The 1869 Pictorial issue (Scott 112-122) was the first set of U.S. stamps to include images other than a portrait of a statesman and was also the first to include bicolor stamps.
Three denominations, the 1¢ Benjamin Franklin, 2¢ Post Horse and Rider and 3¢ Locomotive stamps (Scott 112-114), are relatively inexpensive and within the budget of many collectors, at least for examples in used condition.
The high-denomination stamps are a good deal more pricey. One that is more affordable is the 10¢ yellow Shield and Eagle stamp (Scott 116), and many collectors are looking for this stamp.
The Scott Specialized Catalogue of United States Stamps and Covers values the stamp in unused original gum condition at $1,850, but a used example is valued at $110 and an unused no gum example is valued at $725.
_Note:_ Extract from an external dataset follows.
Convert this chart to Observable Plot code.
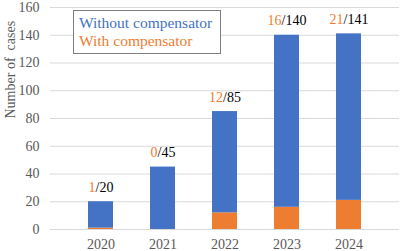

A used example in true very fine grade without faults, such as a heavy cancellation or nibbed perforation teeth, is a good buy at up to full Scott catalog value. Check for flaws by placing the stamp in watermark fluid.
Reperforated examples are common. Match each side against an inexpensive stamp, such as the 3¢ Locomotive stamp (Scott 114), to make sure the gauge is correct.
The yellow orange color of the 10¢ stamp is subject to oxidation. We recommend putting a square piece of glassine on top of the stamp inside the mount to prevent this. Oxidation can be reversed with hydrogen peroxide, but prevention is generally better than a cure.
Many classic orange yellow U.S. stamps are susceptible to oxidation because of humidity and storage conditions. We especially recommend glassine under plastic for plate number blocks and multiples stored in plastic cards.